While Fred Holliday II at first didn't want to be known as "that patient making waves," Regina Holliday said a few months before he died, he inspired her to take on the mission of campaigning for rights to health data.
"Go after them, Regina," he said.
While Holliday is perhaps best known for passionate medical advocacy centered around her unique art, she also focuses on more techie health IT issues such as advocacy for the ONC's "Blue Button" health records initiative and interoperability.
There are computers all over the hospital and you can't show us the medical record?
Regina Holliday
One particularly galling incident during her husband's illness, which Holliday has famously memorialized in a mural, is when a hospital tried to charge her 73 cents a page for his health records.
"You're crazy," she recalled saying. "It's in the computer. All you have to do is push a button."

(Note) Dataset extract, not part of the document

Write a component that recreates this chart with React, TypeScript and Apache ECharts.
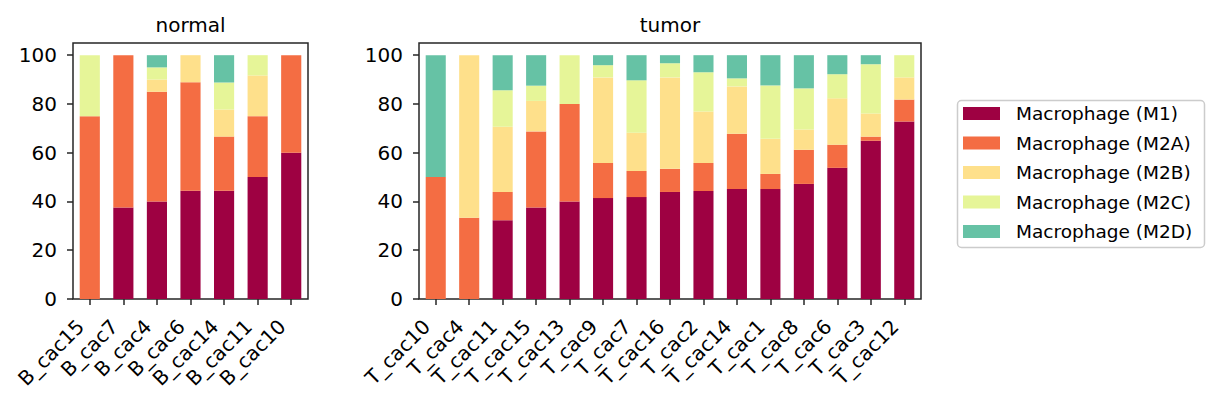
import React, { useEffect, useRef } from "react";
import * as echarts from "echarts";

const seriesNames = ["Macrophage (M1)", "Macrophage (M2A)", "Macrophage (M2B)", "Macrophage (M2C)", "Macrophage (M2D)"];
const colors = ["#9e0142", "#f46d43", "#fee08b", "#e6f598", "#66c2a5"];
const yTicks = [0, 20, 40, 60, 80, 100];

const normalCats = ["B_cac15", "B_cac7", "B_cac4", "B_cac6", "B_cac14", "B_cac11", "B_cac10"];
const normalM1 = [0, 37.5, 40, 44.4, 44.4, 50, 60];
const normalM2A = [75, 62.5, 45, 44.5, 22.2, 25, 40];
const normalM2B = [0, 0, 5, 11.1, 11.1, 16.7, 0];
const normalM2C = [25, 0, 5, 0, 11.1, 8.3, 0];
const normalM2D = [0, 0, 5, 0, 11.2, 0, 0];

const tumorCats = ["T_cac10", "T_cac4", "T_cac11", "T_cac15", "T_cac13", "T_cac9", "T_cac7", "T_cac16", "T_cac2", "T_cac14", "T_cac1", "T_cac8", "T_cac6", "T_cac3", "T_cac12"];
const tumorM1 = [0, 0, 32.3, 37.5, 40, 41.4, 41.8, 43.9, 44.3, 45.1, 45.1, 47.2, 53.8, 64.9, 72.8];
const tumorM2A = [50, 33.3, 11.6, 31.25, 40, 14.4, 10.7, 9.5, 11.5, 22.7, 6.2, 14.0, 9.5, 1.7, 9.0];
const tumorM2B = [0, 66.7, 26.8, 12.5, 0, 35.1, 15.7, 37.5, 21.1, 19.4, 14.4, 8.3, 19.0, 9.5, 9.1];
const tumorM2C = [0, 0, 14.9, 6.25, 20, 5.0, 21.5, 5.8, 16.1, 3.3, 21.9, 16.9, 9.9, 20.2, 9.1];
const tumorM2D = [50, 0, 14.4, 12.5, 0, 4.1, 10.3, 3.3, 7.0, 9.5, 12.4, 13.6, 7.8, 3.7, 0];

const FONT = "DejaVu Sans";
const DARK = "#262626";

export default function App() {
  const ref = useRef<HTMLDivElement>(null);
  useEffect(() => {
    if (!ref.current) return;
    const chart = echarts.init(ref.current, undefined, { renderer: "svg" });
    const normalData = [normalM1, normalM2A, normalM2B, normalM2C, normalM2D];
    const tumorData = [tumorM1, tumorM2A, tumorM2B, tumorM2C, tumorM2D];

    const grids = [
      { left: 73, top: 43, width: 235, height: 256 },
      { left: 419, top: 43, width: 502, height: 256 },
    ];

    const xAxisBase = (idx: number, cats: string[]) => ({
      type: "category",
      gridIndex: idx,
      data: cats,
      axisLine: { show: false },
      axisTick: { show: true, alignWithLabel: true, length: 6, lineStyle: { color: DARK, width: 1.5 } },
      axisLabel: {
        interval: 0, rotate: 45, margin: 29, fontSize: 20, color: "#000", fontFamily: FONT,
        align: "right", verticalAlign: "bottom", padding: [0, 3, 0, 0],
      },
      splitLine: { show: false },
    });
    const yAxisBase = (idx: number) => ({
      type: "value",
      gridIndex: idx,
      min: 0,
      max: 105,
      interval: 20,
      axisLine: { show: false },
      axisTick: { show: true, length: 6, lineStyle: { color: DARK, width: 1.5 }, customValues: yTicks },
      axisLabel: { fontSize: 20, color: "#000", fontFamily: FONT, margin: 16, customValues: yTicks },
      splitLine: { show: false },
    });

    const series: any[] = [];
    normalData.forEach((d, i) => {
      series.push({
        type: "bar", name: seriesNames[i], xAxisIndex: 0, yAxisIndex: 0, stack: "normal",
        data: d, barWidth: "60%", itemStyle: { color: colors[i] },
      });
    });
    tumorData.forEach((d, i) => {
      series.push({
        type: "bar", name: seriesNames[i], xAxisIndex: 1, yAxisIndex: 1, stack: "tumor",
        data: d, barWidth: "60%", itemStyle: { color: colors[i] },
      });
    });

    chart.setOption({
      animation: false,
      backgroundColor: "#fff",
      textStyle: { fontFamily: FONT },
      grid: grids.map((g) => ({ ...g, show: true, borderColor: DARK, borderWidth: 1.5, backgroundColor: "transparent", containLabel: false })),
      xAxis: [xAxisBase(0, normalCats), xAxisBase(1, tumorCats)],
      yAxis: [yAxisBase(0), yAxisBase(1)],
      legend: {
        orient: "vertical",
        left: 963,
        top: 104,
        padding: 0,
        itemWidth: 37,
        itemHeight: 13,
        itemGap: 10.5,
        icon: "rect",
        data: seriesNames,
        selectedMode: false,
        textStyle: { fontSize: 18.5, lineHeight: 18, color: "#000", fontFamily: FONT, padding: [0, 0, 0, 11] },
      },
      graphic: [
        { type: "rect", left: 955, top: 98, shape: { width: 247, height: 147, r: 4 }, style: { fill: "none", stroke: "#cccccc", lineWidth: 1.5 }, z: -1 },
        { type: "text", x: 190.5, y: 25, style: { text: "normal", align: "center", verticalAlign: "middle", fontSize: 20, fill: "#000", fontFamily: FONT } },
        { type: "text", x: 670, y: 25, style: { text: "tumor", align: "center", verticalAlign: "middle", fontSize: 20, fill: "#000", fontFamily: FONT } },
      ],
      series,
    });
    return () => chart.dispose();
  }, []);
  return <div ref={ref} style={{ position: "fixed", left: 0, top: 0, width: 1216, height: 405 }} />;
}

Holliday also recounted episodes from her autistic older son's encounters with healthcare providers to illustrate both the good (a doctor who looked up symptoms on a laptop with her son) and the bad (a doctor who turned his back on her son at a desk).
Throughout her recent career testifying at federal hearings and speaking and painting at health IT conferences across the country, Holliday has used Twitter as a platform for delivering her message.
Medical advocate turns to Twitter
During her husband's ordeal, she became convinced of the medium's power when she had a Twitter dialog with a Harvard kidney cancer specialist who expressed honesty and compassion on the social media service and inspired her to move her husband to hospice.
Toward the end of her hour-long speech, Holliday broke down in tears.
So did some in the audience, which gave her a standing ovation.
"Wow, what an incredible message," said Martha Thorne, senior vice president and general manager for Allscripts Population Health, from the stage immediately afterward.